**** MATERIAL FOR THIS EXERCISE

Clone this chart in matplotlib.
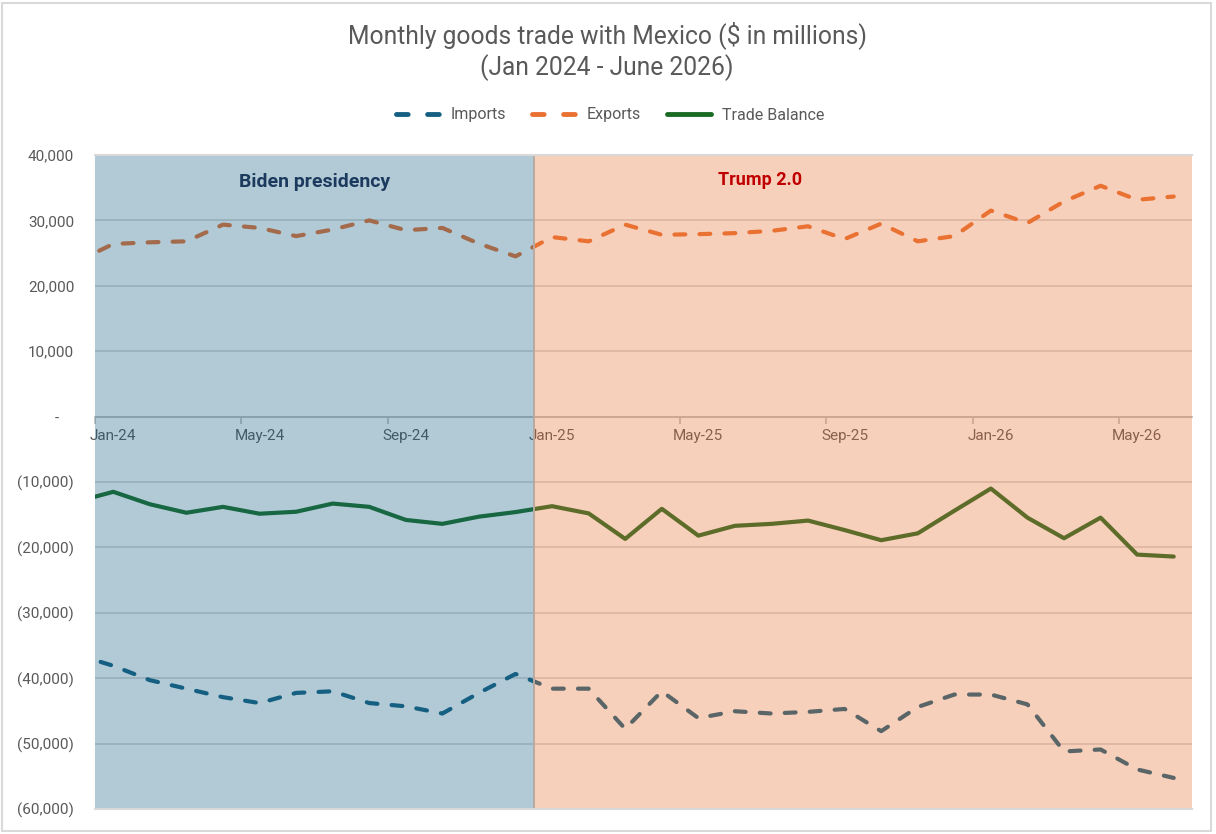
import matplotlib
matplotlib.use("Agg")
import matplotlib.pyplot as plt
from matplotlib.ticker import FixedLocator, FuncFormatter, NullFormatter
from matplotlib.lines import Line2D
from matplotlib.patches import Rectangle

plt.rcParams['font.family'] = ['Roboto', 'DejaVu Sans']

# months, Dec-23 first (it sits left of the axis and only shows as a clipped stub)
months = ['Dec-23',
          'Jan-24', 'Feb-24', 'Mar-24', 'Apr-24', 'May-24', 'Jun-24',
          'Jul-24', 'Aug-24', 'Sep-24', 'Oct-24', 'Nov-24', 'Dec-24',
          'Jan-25', 'Feb-25', 'Mar-25', 'Apr-25', 'May-25', 'Jun-25',
          'Jul-25', 'Aug-25', 'Sep-25', 'Oct-25', 'Nov-25', 'Dec-25',
          'Jan-26', 'Feb-26', 'Mar-26', 'Apr-26', 'May-26', 'Jun-26']

imports = [-36400,
           -38100, -40300, -41600, -42900, -43800, -42250,
           -42000, -43800, -44300, -45400, -42250, -39350,
           -41600, -41600, -47750, -42000, -46100, -45050,
           -45400, -45150, -44700, -48100, -44400, -42500,
           -42500, -44000, -51200, -50900, -53950, -55250]

exports = [23700,
           26400, 26650, 26800, 29350, 28850, 27600,
           28600, 30000, 28500, 28850, 26450, 24500,
           27450, 26800, 29350, 27800, 27900, 28050,
           28400, 29100, 27150, 29500, 26800, 27600,
           31500, 29600, 32900, 35300, 33150, 33650]

balance = [-13000,
           -11500, -13400, -14700, -13800, -14850, -14550,
           -13300, -13800, -15800, -16400, -15300, -14600,
           -13700, -14800, -18700, -14100, -18200, -16700,
           -16400, -15900, -17350, -18900, -17850, -14400,
           -11000, -15450, -18600, -15450, -21100, -21400]

tick_months = ['Jan-24', 'May-24', 'Sep-24', 'Jan-25', 'May-25', 'Sep-25', 'Jan-26', 'May-26']

c_imp = '#156082'
c_exp = '#E97132'
c_bal = '#196B24'
c_txt = '#595959'
c_grid = '#D9D9D9'

# each month is one category of width 1, point at its centre
x = [i - 0.5 for i in range(len(months))]
n_shown = len(months) - 1
biden_end = 12

fig = plt.figure(figsize=(12.16, 8.34), dpi=100)
ax = fig.add_axes([95 / 1216, 1 - 809 / 834, (1192 - 95) / 1216, (809 - 155) / 834])

dash = (2.6, 3.4)
ax.plot(x, imports, color=c_imp, lw=3.0, dashes=dash, dash_capstyle='round', zorder=2)
ax.plot(x, exports, color=c_exp, lw=3.0, dashes=dash, dash_capstyle='round', zorder=2)
ax.plot(x, balance, color=c_bal, lw=3.0, solid_capstyle='round', zorder=2)

# shaded periods sit on top of the lines, like the Excel overlay
ax.axvspan(0, biden_end, color=c_imp, alpha=0.33, lw=0, zorder=3)
ax.axvspan(biden_end, n_shown, color=c_exp, alpha=0.33, lw=0, zorder=3)
ax.axvline(biden_end, color='#B8A9A2', lw=1.4, zorder=3.1)

ax.set_xlim(0, n_shown)
ax.set_ylim(-60000, 40000)

ax.set_yticks(range(-60000, 40001, 10000))
ax.yaxis.grid(True, color=c_grid, lw=1.3)
ax.set_axisbelow(True)

def acct(v, pos):
    if v > 0:
        return f'{v:,.0f}'
    if v == 0:
        return '-    '
    return f'({-v:,.0f})'

ax.yaxis.set_major_formatter(FuncFormatter(acct))
ax.tick_params(axis='y', length=0, pad=15, labelsize=11, labelcolor=c_txt)

# x axis sits on zero; tick marks at category edges, labels at category centres
ax.spines['bottom'].set_position(('data', 0))
ax.spines['bottom'].set_color('#BFBFBF')
ax.spines['bottom'].set_linewidth(1.3)
ax.spines['bottom'].set_zorder(1)
for s in ['top', 'left', 'right']:
    ax.spines[s].set_visible(False)

edge_ticks = [months.index(m) - 1 for m in tick_months]
ax.xaxis.set_major_locator(FixedLocator(edge_ticks))
ax.xaxis.set_major_formatter(NullFormatter())
ax.xaxis.set_minor_locator(FixedLocator([t + 0.5 for t in edge_ticks]))
ax.set_xticklabels(tick_months, minor=True)
ax.tick_params(axis='x', which='major', length=5, width=1.2, color='#BFBFBF', direction='out')
ax.tick_params(axis='x', which='minor', length=0, pad=9, labelsize=11, labelcolor=c_txt)

# plot area border top and bottom
for yv in (40000, -60000):
    ax.axhline(yv, color=c_grid, lw=1.5, zorder=4, clip_on=False)

ax.text(6.0, 35900, 'Biden presidency', ha='center', va='center',
        fontsize=14, fontweight='bold', color='#1B3A5E', zorder=5)
ax.text(18.2, 36200, 'Trump 2.0', ha='center', va='center',
        fontsize=13, fontweight='bold', color='#C00000', zorder=5)

fig.text(607 / 1216, 1 - 35 / 834, 'Monthly goods trade with Mexico ($ in millions)',
         ha='center', va='center', fontsize=17.7, color=c_txt)
fig.text(607 / 1216, 1 - 68 / 834, '(Jan 2024 - June 2026)',
         ha='center', va='center', fontsize=17.7, color=c_txt)

handles = [
    Line2D([], [], color=c_imp, lw=3.5, dashes=(2.4, 4.0), dash_capstyle='round'),
    Line2D([], [], color=c_exp, lw=3.5, dashes=(2.4, 4.0), dash_capstyle='round'),
    Line2D([], [], color=c_bal, lw=3.5, solid_capstyle='round'),
]
fig.legend(handles, ['Imports', 'Exports', 'Trade Balance'], loc='center',
           bbox_to_anchor=(610 / 1216, 1 - 115 / 834), ncol=3, frameon=False,
           fontsize=11.5, labelcolor=c_txt, handlelength=2.75, handletextpad=0.7,
           columnspacing=1.6)

# chart border
fig.add_artist(Rectangle((2 / 1216, 3 / 834), 1209 / 1216, 828 / 834, transform=fig.transFigure,
                         fill=False, edgecolor=c_grid, lw=1.5))

fig.savefig('out.png', dpi=100)
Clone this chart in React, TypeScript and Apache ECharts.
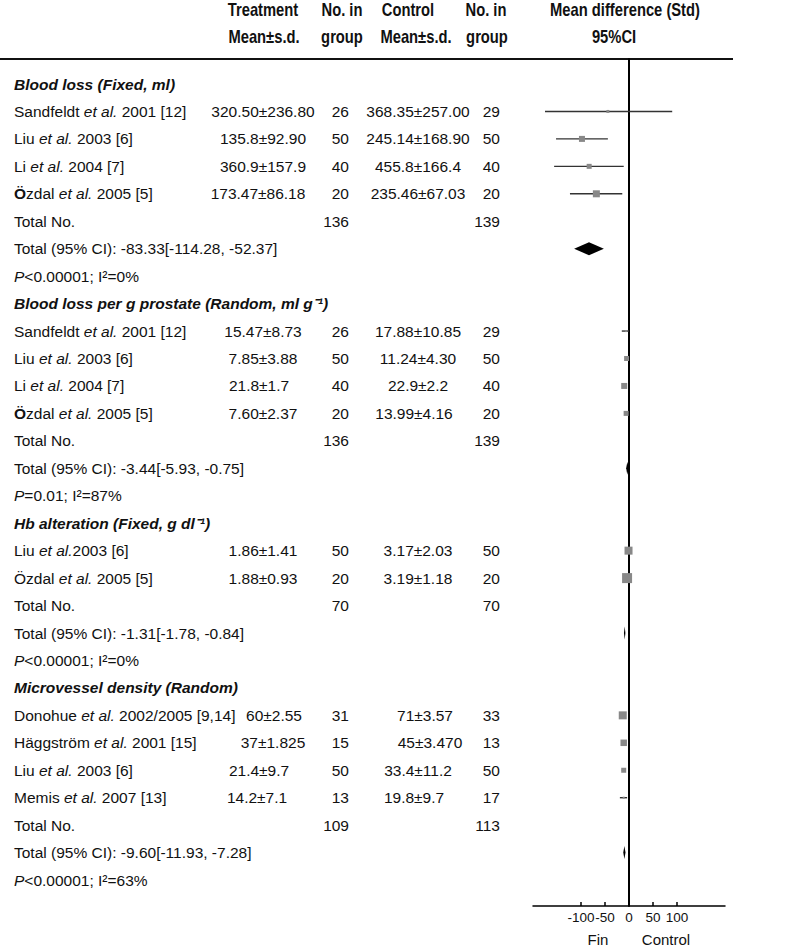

********

Only lines that contain the word "matplotlib" are wanted; copy each of them.

- RESULT BELOW -
Clone this chart in matplotlib.
import matplotlib
matplotlib.use("Agg")
import matplotlib.pyplot as plt
from matplotlib.ticker import FixedLocator, FuncFormatter, NullFormatter
from matplotlib.lines import Line2D
from matplotlib.patches import Rectangle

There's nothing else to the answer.